Charlotte: It was a rollercoaster. There was so much joy in finally being able to have my own classroom! Yet the challenges of behavior management, learning how to advocate for my students, managing the curriculum — it was a heavy load to bear. I remember feeling such bliss, knowing I finally had my own class, while at the same time wondering, “Who on Earth thought I was ready for this?” The hardest parts were the countless times I questioned myself and my capacity to make it as a successful educator.
I was blessed by the administrators who supported me during my first year. Mr. Bratcher, my principal, balanced supporting me and giving me time to figure out the ropes through trial and error. I appreciate his patience in giving me space to try my methods, and providing feedback and support when I needed it.

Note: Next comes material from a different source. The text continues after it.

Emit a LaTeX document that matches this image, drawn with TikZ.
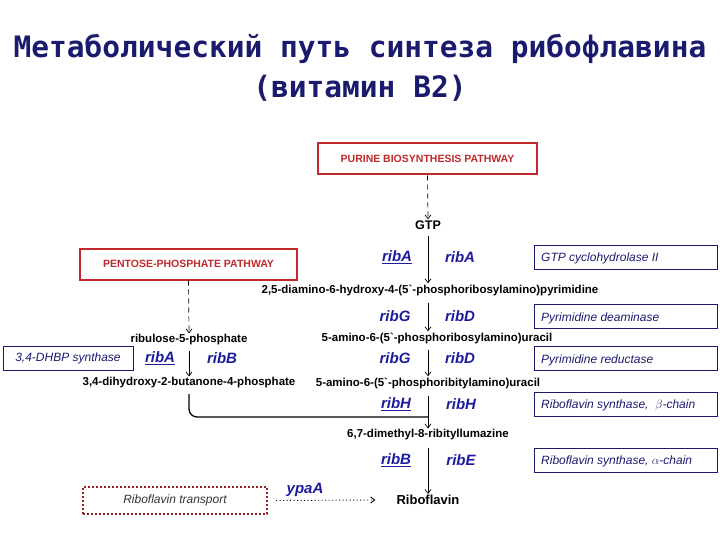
\documentclass[tikz,border=0pt]{standalone}
\usepackage{fontspec}
\setmainfont{Liberation Sans}
\newfontfamily\titlefont{DejaVu Sans Mono}
\usetikzlibrary{arrows.meta}
\definecolor{navy}{HTML}{1A1A6E}
\definecolor{gblue}{HTML}{1C1C9C}
\definecolor{pred}{HTML}{C0282C}
\begin{document}
\begin{tikzpicture}[x=1pt,y=-1pt,
  cmp/.style={font=\fontsize{11.5}{12}\selectfont\bfseries,inner sep=1pt},
  gene/.style={font=\fontsize{15}{16}\selectfont\bfseries\itshape,text=gblue,inner sep=1pt},
  ubox/.style={draw=navy,line width=0.8pt,minimum width=183pt,minimum height=24pt,anchor=west},
  utext/.style={text=navy,font=\fontsize{12}{13}\selectfont\itshape,anchor=west,inner sep=0pt},
  rbox/.style={draw=pred,line width=2pt,text=pred,font=\fontsize{10.5}{11}\selectfont\bfseries,minimum height=31pt},
  arr/.style={-{Straight Barb[length=4pt,width=6pt]},line width=0.7pt},
  darr/.style={arr,dashed,dash pattern=on 5pt off 4pt}]
\useasboundingbox (0,0) rectangle (720,540);
\node[font=\titlefont\fontsize{29.5}{40}\selectfont\bfseries,text=navy,align=center] (title) at (360,68) {Метаболический путь синтеза рибофлавина\\(витамин B2)};
\node[rbox,minimum width=219pt] (pur) at (427.5,159) {PURINE BIOSYNTHESIS PATHWAY};
\node[rbox,minimum width=217pt] (pen) at (188.5,264) {PENTOSE-PHOSPHATE PATHWAY};
\node[cmp,font=\fontsize{12.5}{13}\selectfont\bfseries] (gtp) at (428,225) {GTP};
\node[cmp] (c1) at (430,290) {2,5-diamino-6-hydroxy-4-(5\textasciigrave-phosphoribosylamino)pyrimidine};
\node[cmp] (c2) at (437,338) {5-amino-6-(5\textasciigrave-phosphoribosylamino)uracil};
\node[cmp] (c3) at (428,383) {5-amino-6-(5\textasciigrave-phosphoribitylamino)uracil};
\node[cmp] (c4) at (428,435) {6,7-dimethyl-8-ribityllumazine};
\node[cmp,font=\fontsize{13}{14}\selectfont\bfseries] (rf) at (428,500) {Riboflavin};
\node[cmp] (r5p) at (189,340) {ribulose-5-phosphate};
\node[cmp] (dhb) at (189,383) {3,4-dihydroxy-2-butanone-4-phosphate};
\node[gene] at (397,257) {\underline{ribA}};
\node[gene] at (460,257) {ribA};
\node[gene] at (395,316) {ribG};
\node[gene] at (460,316) {ribD};
\node[gene] at (395,358) {ribG};
\node[gene] at (460,358) {ribD};
\node[gene] at (396,404) {\underline{ribH}};
\node[gene] at (461,404) {ribH};
\node[gene] at (396,460) {\underline{ribB}};
\node[gene] at (461,460) {ribE};
\node[gene] at (160,358) {\underline{ribA}};
\node[gene] at (222,358) {ribB};
\node[gene] (ypa) at (305,490) {ypaA};
\node[ubox] (b1) at (534,257) {};
\node[utext] at ([xshift=7pt,yshift=-1.5pt]b1.west) {GTP cyclohydrolase II};
\node[ubox] (b2) at (534,316.5) {};
\node[utext] at ([xshift=7pt,yshift=-1.5pt]b2.west) {Pyrimidine deaminase};
\node[ubox] (b3) at (534,358.5) {};
\node[utext] at ([xshift=7pt,yshift=-1.5pt]b3.west) {Pyrimidine reductase};
\node[ubox] (b4) at (534,404) {};
\node[utext] at ([xshift=7pt,yshift=-1.5pt]b4.west) {Riboflavin synthase,\ \ $\beta$-chain};
\node[ubox] (b5) at (534,460) {};
\node[utext] at ([xshift=7pt,yshift=-1.5pt]b5.west) {Riboflavin synthase, $\alpha$-chain};
\node[draw=navy,line width=0.8pt,minimum width=130pt,minimum height=24pt,text=navy,font=\fontsize{12}{13}\selectfont\itshape] (b6) at (68,358) {3,4-DHBP synthase};
\node[draw=pred!80!black,line width=2pt,dotted,minimum width=184pt,minimum height=27pt,text=black!80,font=\fontsize{12}{13}\selectfont\itshape] (tr) at (175,500.5) {Riboflavin transport};
\coordinate (j) at (428,417);
\draw[darr] (pur.south) -- (gtp.north);
\draw[arr] ([yshift=-5pt]gtp.south) -- (gtp.south |- c1.north);
\draw[arr] (c1.south -| gtp.south) ++(0,6) -- (gtp.south |- c2.north);
\draw[arr] (c2.south -| gtp.south) ++(0,5) -- (gtp.south |- c3.north);
\draw[arr] (c3.south -| gtp.south) ++(0,6) -- (c4.north);
\draw[arr] (c4.south) ++(0,6) -- (rf.north);
\draw[darr] (pen.south) -- (r5p.north);
\draw[arr] (r5p.south) ++(0,4) -- (dhb.north);
\draw[line width=1.3pt,rounded corners=8pt] (189,394) -- (189,417) -- (j);
\draw[-{Straight Barb[length=4pt,width=6pt]},line width=0.9pt,dash pattern=on 1pt off 2.5pt] (tr.east) ++(8,0) -- ([xshift=-20pt]rf.west);
\end{tikzpicture}
\end{document}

I was gifted with an incredible mentor teacher. Mrs. Julie Smith, then the reading specialist, was there for my highest highs and lowest lows. Her kindness and support were the world to me. She was able to push and critique me at the same time, helping me strengthen my practice. The curriculum facilitator at the time, Cami Faulkerson, was incredibly caring as well. I remember a specific moment when I was feeling the weight of the world on my shoulders. She pulled me aside and told me she had seen good educators, and she knew I was going to be one of the really great ones. That meant so much to me: In some of my weakest moments as a first year teacher, someone saw in me the passion and will to be the best I could be.
MFF: Who are your role models?
Charlotte: My role models are the experienced teachers who have been in the trenches of everyday classrooms far longer than I have. Teachers who have been through administration, standard, curriculum and assessment changes carry so much collective knowledge. I look to my colleagues, especially my current teammates, to push me and help me grow in my own practices. Teaching is definitely not a career that can be done without collaboration. I have been blessed by colleagues who have poured into me to be my best.
My elementary teachers were some of my favorites. I will never forget the relationships that each one of them invested time to build with me. Mrs. Kathy Westermeier, my elementary librarian, has a special place in my heart for the encouragement she gave me the first time I was able to read a chapter book and check it out from the library. The hug she gave me showed her true excitement for my huge achievement, and that still resonates with me today.
MFF: How did you feel at your Milken Educator Award notification?
Charlotte: The feelings that encompassed me are close to indescribable. It was like an out-of-body experience. I was completely shocked when my name was announced, completely surprised. The entire experience had such a quick turnaround, from not knowing why we were going to a whole-school assembly, then realizing there were camera crews in the building, all the way to hearing my name announced. I don’t know if I’ll ever experience something quite like it!
As soon as my name was called, I remember not knowing if I was supposed to stand up and walk to the front of the room. I don’t think I really processed it all until the following day, when my students were mentioning just how crazy the announcement really was. It has been a humbling experience and I am so grateful. I cannot express my gratitude to the educators who have contributed to building me into the educator I am today. I would not be where I am without the countless educators who inspired me and empowered me to learn and overcome challenges in learning.
MFF: How did students respond to your Milken Award?
Charlotte: Oh goodness, the absolute best part of the entire experience was seeing how my students responded. They were my biggest cheerleaders. Not only was it a huge impact on the students in my classroom, but countless former students just had to stop by my room in the following weeks to congratulate me or remind me how awesome it was “that one time when I won the money.” It has had a lasting impact on my students both in my room and outside of it. I even discovered that a few months after the announcement one of my students had changed his screen saver to a picture of me holding the check — he found it on Google. That made me smile and realize it wasn’t just a moment for me. It was a moment for them, too!
MFF: Any plans for your $25,000 Award?
Charlotte: Only a few short weeks before the huge surprise, my husband and I found out we were expecting our first child! Overjoyed by both the blessing of anticipating our little one’s arrival and receiving this monetary gift, we are putting that money towards our financial future as we prepare to become first-time parents.
MFF: How do you define “success” for yourself, and for your students?
Charlotte: I define success as the ability to see growth. Success can be measured in so many different ways, but true success comes from within yourself, when you acknowledge the growth you are making based on the efforts you are putting into your work. I see students each and every day making leaps and bounds in their understanding of academics and social interactions. But not all aspects of learning can be measured. That is why I feel that success is determined by how we view ourselves, seeing where we started and where we are going.
MFF: What do you hope students remember from their time with you?
Charlotte: It is my biggest hope that students remember how much love I have for them and how much I want to invest in them. As the saying goes, students will remember how you made them feel. Relationships are the entry point to helping a child blossom academically.